Outstanding memoir of service as a Marine rifleman and subsequent radicalization.
Musgrave, a poet who appeared in numerous episodes of Ken Burns’ documentary The Vietnam War, couldn’t wait to sign up. “Every marine has three birthdays: the day his mother issued him onto this earth, the day the Marine Corps was formed—November 10, 1775—and the day he graduated from boot camp and was addressed for the first time as a marine,” he writes. In 1966, when he joined the Corps, those birthdays were all too often cut short. He learned his lessons well, principally the one that teaches a Marine not just how to kill, but also to be willing to do so. His time in boot camp is a pointed reminder that Lee Ermey wasn’t exaggerating in his performance in Full Metal Jacket: More than once, Musgrave found himself “in a complete world of shit for being the ‘stupidest motherfucker on earth.’ ” Even so dubbed, he emerged a tough-as-nails private who served on long patrols and mounted ambushes, getting plenty of trigger time. At night, he recalls, he and his fellow Marines amused themselves by pondering how they would most and least like to die. After the war, Musgrave went to a conservative college in Kansas, but the misgivings began to build, especially after Kent State and, less well known, Jackson State.

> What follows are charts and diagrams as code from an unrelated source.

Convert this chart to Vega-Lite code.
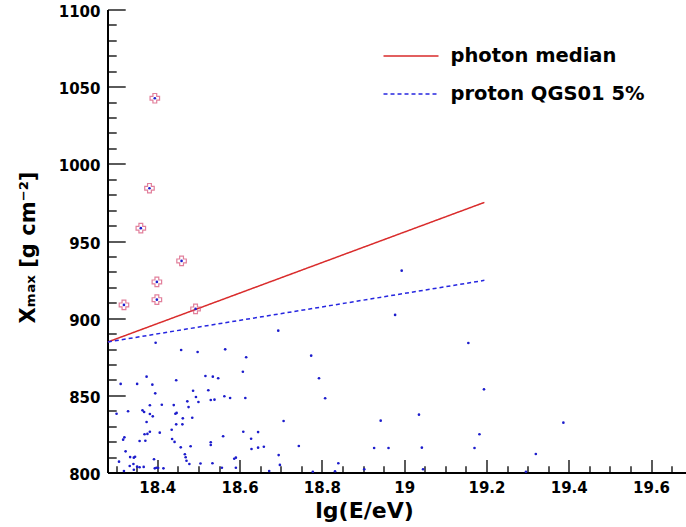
{
  "$schema": "https://vega.github.io/schema/vega-lite/v6.json",
  "width": 578.5,
  "height": 463,
  "autosize": {"type": "none"},
  "padding": {"left": 107.5, "top": 9.5, "right": 0, "bottom": 54.5},
  "background": "white",
  "config": {
    "view": {"stroke": null},
    "axis": {"grid": false, "labelFlush": false, "zindex": 1, "tickColor": "black", "tickWidth": 1.3},
    "legend": {
      "orient": "none",
      "legendX": 275,
      "legendY": 18,
      "title": null,
      "symbolType": "stroke",
      "symbolSize": 3025,
      "symbolStrokeWidth": 1.5,
      "labelFont": "DejaVu Sans",
      "labelFontWeight": "bold",
      "labelFontSize": 19.5,
      "labelColor": "black",
      "labelOffset": 11,
      "rowPadding": -26,
      "labelLimit": 400
    }
  },
  "datasets": {
    "events": [
      {"E": 18.396, "X": 884.1}, {"E": 18.458, "X": 879.4}, {"E": 18.498, "X": 878.1}, {"E": 18.374, "X": 862.1},
      {"E": 18.311, "X": 857.4}, {"E": 18.351, "X": 857.4}, {"E": 18.388, "X": 856.9}, {"E": 18.446, "X": 859.8},
      {"E": 18.487, "X": 853.0}, {"E": 18.395, "X": 851.3}, {"E": 18.473, "X": 846.1}, {"E": 18.494, "X": 848.9},
      {"E": 18.500, "X": 845.7}, {"E": 18.382, "X": 843.6}, {"E": 18.411, "X": 843.9}, {"E": 18.440, "X": 843.7},
      {"E": 18.476, "X": 842.4}, {"E": 18.301, "X": 838.1}, {"E": 18.329, "X": 839.7}, {"E": 18.364, "X": 840.3},
      {"E": 18.368, "X": 839.2}, {"E": 18.382, "X": 837.9}, {"E": 18.389, "X": 836.4}, {"E": 18.444, "X": 838.1},
      {"E": 18.447, "X": 838.6}, {"E": 18.462, "X": 835.1}, {"E": 18.485, "X": 835.5}, {"E": 18.374, "X": 832.7},
      {"E": 18.446, "X": 831.2}, {"E": 18.461, "X": 831.2}, {"E": 18.382, "X": 826.4}, {"E": 18.376, "X": 825.0},
      {"E": 18.369, "X": 824.8}, {"E": 18.406, "X": 825.8}, {"E": 18.435, "X": 827.7}, {"E": 18.320, "X": 822.8},
      {"E": 18.317, "X": 821.3}, {"E": 18.357, "X": 820.4}, {"E": 18.371, "X": 820.6}, {"E": 18.436, "X": 821.7},
      {"E": 18.442, "X": 819.8}, {"E": 18.457, "X": 816.3}, {"E": 18.481, "X": 817.0}, {"E": 18.323, "X": 813.7},
      {"E": 18.467, "X": 811.8}, {"E": 18.334, "X": 810.0}, {"E": 18.343, "X": 809.6}, {"E": 18.346, "X": 810.2},
      {"E": 18.469, "X": 809.9}, {"E": 18.307, "X": 807.0}, {"E": 18.392, "X": 808.6}, {"E": 18.471, "X": 807.6},
      {"E": 18.342, "X": 805.5}, {"E": 18.333, "X": 804.2}, {"E": 18.351, "X": 803.8}, {"E": 18.357, "X": 803.4},
      {"E": 18.367, "X": 803.6}, {"E": 18.394, "X": 802.7}, {"E": 18.398, "X": 803.1}, {"E": 18.402, "X": 802.9},
      {"E": 18.415, "X": 802.7}, {"E": 18.478, "X": 805.5}, {"E": 18.505, "X": 805.8}, {"E": 18.343, "X": 801.8},
      {"E": 18.319, "X": 801.0}, {"E": 18.694, "X": 891.9}, {"E": 18.565, "X": 879.8}, {"E": 18.616, "X": 874.7},
      {"E": 18.608, "X": 865.3}, {"E": 18.517, "X": 862.5}, {"E": 18.535, "X": 862.1}, {"E": 18.548, "X": 861.1},
      {"E": 18.524, "X": 853.3}, {"E": 18.530, "X": 847.0}, {"E": 18.539, "X": 847.2}, {"E": 18.563, "X": 849.4},
      {"E": 18.577, "X": 848.3}, {"E": 18.614, "X": 848.3}, {"E": 18.707, "X": 833.4}, {"E": 18.560, "X": 823.5},
      {"E": 18.609, "X": 826.4}, {"E": 18.645, "X": 826.2}, {"E": 18.628, "X": 821.9}, {"E": 18.530, "X": 819.6},
      {"E": 18.530, "X": 817.8}, {"E": 18.629, "X": 815.2}, {"E": 18.645, "X": 816.1}, {"E": 18.659, "X": 816.7},
      {"E": 18.744, "X": 817.2}, {"E": 18.695, "X": 811.3}, {"E": 18.587, "X": 808.9}, {"E": 18.591, "X": 809.6},
      {"E": 18.534, "X": 806.0}, {"E": 18.557, "X": 803.1}, {"E": 18.591, "X": 803.1}, {"E": 18.698, "X": 804.9},
      {"E": 18.672, "X": 801.0}, {"E": 18.994, "X": 930.8}, {"E": 18.978, "X": 902.1}, {"E": 19.156, "X": 883.9},
      {"E": 18.774, "X": 875.7}, {"E": 18.793, "X": 861.1}, {"E": 18.808, "X": 848.1}, {"E": 19.194, "X": 853.9},
      {"E": 18.943, "X": 833.6}, {"E": 19.036, "X": 837.5}, {"E": 18.927, "X": 815.9}, {"E": 18.962, "X": 815.9},
      {"E": 19.043, "X": 816.1}, {"E": 19.183, "X": 824.8}, {"E": 19.171, "X": 815.9}, {"E": 18.840, "X": 806.0},
      {"E": 18.903, "X": 802.1}, {"E": 19.046, "X": 802.1}, {"E": 18.778, "X": 800.5}, {"E": 18.832, "X": 800.8},
      {"E": 19.320, "X": 812.0}, {"E": 19.296, "X": 800.5}, {"E": 19.387, "X": 832.3},
      {"E": 18.394, "X": 1042.5}, {"E": 18.381, "X": 984.2}, {"E": 18.360, "X": 958.3}, {"E": 18.459, "X": 937.1},
      {"E": 18.399, "X": 923.5}, {"E": 18.399, "X": 912.0}, {"E": 18.319, "X": 908.6}, {"E": 18.493, "X": 906.0}
    ],
    "photons": [
      {"E": 18.394, "X": 1042.5}, {"E": 18.381, "X": 984.2}, {"E": 18.360, "X": 958.3}, {"E": 18.459, "X": 937.1},
      {"E": 18.399, "X": 923.5}, {"E": 18.399, "X": 912.0}, {"E": 18.319, "X": 908.6}, {"E": 18.493, "X": 906.0}
    ],
    "lines": [
      {"series": "photon median", "E": 18.28, "X": 884.6},
      {"series": "photon median", "E": 19.195, "X": 975.0},
      {"series": "proton QGS01 5%", "E": 18.28, "X": 884.6},
      {"series": "proton QGS01 5%", "E": 19.195, "X": 924.5}
    ]
  },
  "layer": [
    {
      "data": {"name": "lines"},
      "mark": {"type": "line", "strokeWidth": 1.5},
      "encoding": {
        "x": {
          "field": "E", "type": "quantitative",
          "scale": {"domain": [18.279, 19.685], "nice": false, "zero": false},
          "axis": {
            "orient": "bottom",
            "values": [18.4, 18.6, 18.8, 19, 19.2, 19.4, 19.6],
            "format": "~g",
            "ticks": false,
            "domainColor": "black", "domainWidth": 2,
            "labelFont": "DejaVu Sans", "labelFontWeight": "bold", "labelFontSize": 15, "labelColor": "black",
            "labelPadding": 8, "labelBaseline": "top",
            "title": "lg(E/eV)", "titleFont": "DejaVu Sans", "titleFontWeight": "bold", "titleFontSize": 22, "titleColor": "black",
            "titleX": 256.5, "titleY": 37.5, "titleBaseline": "middle", "titleAlign": "center"
          }
        },
        "y": {
          "field": "X", "type": "quantitative",
          "scale": {"domain": [800, 1100], "nice": false, "zero": false},
          "axis": {
            "orient": "left",
            "values": [800, 850, 900, 950, 1000, 1050, 1100],
            "format": "d",
            "ticks": false,
            "domainColor": "black", "domainWidth": 2,
            "labelFont": "DejaVu Sans", "labelFontWeight": "bold", "labelFontSize": 15, "labelColor": "black",
            "labelPadding": 7.5, "labelOffset": 2,
            "title": "Xₘₐₓ [g cm⁻²]", "titleFont": "DejaVu Sans", "titleFontWeight": "bold", "titleFontSize": 21, "titleColor": "black",
            "titleX": -79.5, "titleY": 237.5, "titleBaseline": "middle", "titleAlign": "center", "titleAngle": 270
          }
        },
        "color": {
          "field": "series", "type": "nominal",
          "scale": {"domain": ["photon median", "proton QGS01 5%"], "range": ["#d92b2b", "#2626e0"]},
          "legend": {}
        },
        "strokeDash": {
          "field": "series", "type": "nominal",
          "scale": {"domain": ["photon median", "proton QGS01 5%"], "range": [[1, 0], [4, 3]]},
          "legend": {}
        }
      }
    },
    {
      "data": {"name": "events"},
      "mark": {"type": "circle", "size": 7, "color": "#1c1ccc", "opacity": 1},
      "encoding": {
        "x": {
          "field": "E", "type": "quantitative",
          "axis": {
            "orient": "bottom",
            "offset": -13,
            "values": [18.4, 18.6, 18.8, 19, 19.2, 19.4, 19.6],
            "ticks": true, "tickSize": 13,
            "labels": false, "domain": false, "title": null
          }
        },
        "y": {
          "field": "X", "type": "quantitative",
          "axis": {
            "orient": "left",
            "offset": -17.7,
            "values": [800, 850, 900, 950, 1000, 1050, 1100],
            "ticks": true, "tickSize": 17.7,
            "labels": false, "domain": false, "title": null
          }
        }
      }
    },
    {
      "data": {"name": "photons"},
      "mark": {"type": "point", "shape": "cross", "filled": false, "size": 90, "stroke": "#d64a72", "strokeWidth": 1.2},
      "encoding": {
        "x": {
          "field": "E", "type": "quantitative",
          "axis": {
            "orient": "bottom",
            "offset": -6.7,
            "values": [18.3, 18.35, 18.45, 18.5, 18.55, 18.65, 18.7, 18.75, 18.85, 18.9, 18.95, 19.05, 19.1, 19.15, 19.25, 19.3, 19.35, 19.45, 19.5, 19.55, 19.65],
            "ticks": true, "tickSize": 6.7,
            "labels": false, "domain": false, "title": null
          }
        },
        "y": {
          "field": "X", "type": "quantitative",
          "axis": {
            "orient": "left",
            "offset": -8.7,
            "values": [810, 820, 830, 840, 860, 870, 880, 890, 910, 920, 930, 940, 960, 970, 980, 990, 1010, 1020, 1030, 1040, 1060, 1070, 1080, 1090],
            "ticks": true, "tickSize": 8.7,
            "labels": false, "domain": false, "title": null
          }
        }
      }
    }
  ],
  "resolve": {"axis": {"x": "independent", "y": "independent"}}
}
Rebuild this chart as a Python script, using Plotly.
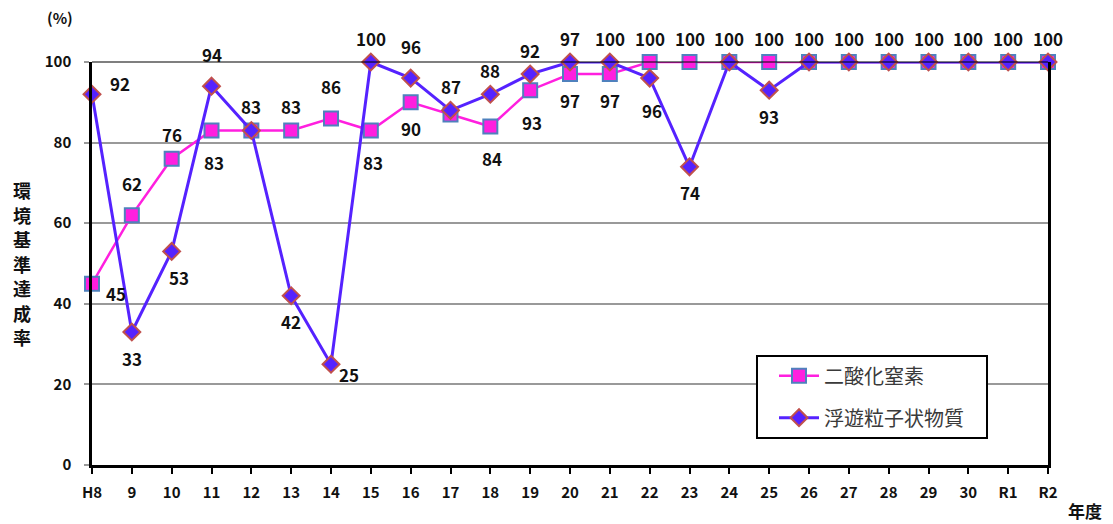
import plotly.graph_objects as go

years = ["H8", "9", "10", "11", "12", "13", "14", "15", "16", "17", "18", "19", "20",
         "21", "22", "23", "24", "25", "26", "27", "28", "29", "30", "R1", "R2"]
no2 = [45, 62, 76, 83, 83, 83, 86, 83, 90, 87, 84, 93, 97,
       97, 100, 100, 100, 100, 100, 100, 100, 100, 100, 100, 100]
spm = [92, 33, 53, 94, 83, 42, 25, 100, 96, 88, 92, 97, 100,
       100, 96, 74, 100, 93, 100, 100, 100, 100, 100, 100, 100]
# data-label texts as printed on the chart (None = no label)
no2_labels = ["45", "62", "76", "83", None, "83", "86", "83", "90", None, "84", "93", "97",
              "97", "100", "100", "100", "100", "100", "100", "100", "100", "100", "100", "100"]
spm_labels = ["92", "33", "53", "94", "83", "42", "25", "100", "96", "87", "88", "92", "97",
              "100", "96", "74", None, "93", None, None, None, None, None, None, None]

# label placement codes (style only)
no2_pos = ["r", "T", "t", "B", None, "t", "T", "B", "b", None, "B", "B", "b",
           "b", "t", "t", "t", "t", "t", "t", "t", "t", "t", "t", "t"]
spm_pos = ["R", "b", "br", "T", "t", "b", "rb", "t", "T", "t", "t", "t", "t",
           "t", "B", "b", None, "b", None, None, None, None, None, None, None]
offsets = {"t": (0, -24), "T": (0, -32), "b": (0, 26), "B": (2, 32),
           "r": (24, 10), "R": (28, -11), "br": (7, 26), "rb": (18, 10)}

y_title = "環境基準達成率"

NO2_COLOR = "#FF1FDF"
SPM_COLOR = "#5522FF"
FONT = "Noto Sans CJK JP"

fig = go.Figure()
fig.add_trace(go.Scatter(
    x=years, y=no2, name="二酸化窒素", mode="lines+markers",
    line=dict(color=NO2_COLOR, width=2.5),
    marker=dict(symbol="square", size=14, color=NO2_COLOR,
                line=dict(color="#4F81BD", width=2)),
    cliponaxis=False, legendgroup="a"))
fig.add_trace(go.Scatter(
    x=years, y=spm, name="浮遊粒子状物質", mode="lines+markers",
    line=dict(color=SPM_COLOR, width=3),
    marker=dict(symbol="diamond", size=13, color=SPM_COLOR,
                line=dict(color="#C0504D", width=2)),
    cliponaxis=False, legendgroup="b"))

annotations = []
for vals, labs, pos in ((no2, no2_labels, no2_pos), (spm, spm_labels, spm_pos)):
    for i, (v, t, p) in enumerate(zip(vals, labs, pos)):
        if t is None or p is None:
            continue
        dx, dy = offsets[p]
        annotations.append(dict(
            x=i, y=v, xref="x", yref="y", text=t, showarrow=False,
            xshift=dx, yshift=-dy,
            font=dict(family=FONT, size=17, color="#111111", weight="bold")))

annotations.append(dict(text="(%)", xref="paper", yref="paper", x=-0.033, y=1.11,
                        showarrow=False, xanchor="center", yanchor="middle",
                        font=dict(family=FONT, size=15, color="#111111", weight="bold")))
n = len(y_title)
for k, ch in enumerate(y_title):
    annotations.append(dict(text=ch, xref="paper", yref="paper", borderpad=0,
                            x=-0.073, y=0.5, yshift=(n - 1) / 2 * 24.5 - k * 24.5,
                            showarrow=False, xanchor="center", yanchor="middle",
                            font=dict(family=FONT, size=18, color="#111111", weight="bold")))
annotations.append(dict(text="年度", xref="paper", yref="paper", x=1.039, y=-0.112,
                        showarrow=False, xanchor="center", yanchor="middle",
                        font=dict(family=FONT, size=17, color="#111111", weight="bold")))

fig.update_layout(
    width=1113, height=524,
    margin=dict(l=84, r=73, t=54, b=67),
    paper_bgcolor="white", plot_bgcolor="white",
    showlegend=True,
    legend=dict(x=0.7134, y=0.27, xanchor="left", yanchor="top",
                bgcolor="rgba(0,0,0,0)", borderwidth=0,
                font=dict(family=FONT, size=20, color="#3a3a3a"),
                traceorder="grouped", tracegroupgap=13, itemwidth=40),
    annotations=annotations,
    shapes=[
        dict(type="line", xref="paper", yref="paper", x0=0, x1=1, y0=1, y1=1,
             line=dict(color="black", width=1.2)),
        dict(type="rect", xref="paper", yref="paper", x0=0.6956, x1=0.9362,
             y0=0.067, y1=0.2705, fillcolor="white", layer="above",
             line=dict(color="black", width=2)),
    ],
)
fig.update_xaxes(type="category", range=[0, 24], showgrid=False,
                 showline=True, linecolor="black", linewidth=2.5,
                 ticks="outside", ticklen=6, tickwidth=2, tickcolor="black",
                 ticklabelstandoff=6,
                 tickfont=dict(family=FONT, size=15, color="#111111", weight="bold"))
fig.update_yaxes(range=[0, 100], dtick=20, showgrid=True, gridcolor="#999999", gridwidth=1.5,
                 showline=True, linecolor="black", linewidth=2.5, mirror=True,
                 ticks="outside", ticklen=5, tickwidth=1.5, tickcolor="#999999",
                 ticklabelstandoff=10, zeroline=False,
                 tickfont=dict(family=FONT, size=15, color="#111111", weight="bold"))

fig.write_html("out.html")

Musgrave volunteered to help the Black Panthers serve meals, then joined the Vietnam Veterans Against the War and was one of the fighters who tossed their medals over a fence erected around the Capitol. There’s not a false note in this book, full of both pride and sorrow. It’s just the retort to those who wonder why Vietnam vets can’t just forget about the past and move on. His thoughtful response: “If you have to ask me why, then I’m not sure I can explain it to you.”
Smart and self-aware, Musgrave delivers one of the best recent books on America’s experience in Vietnam.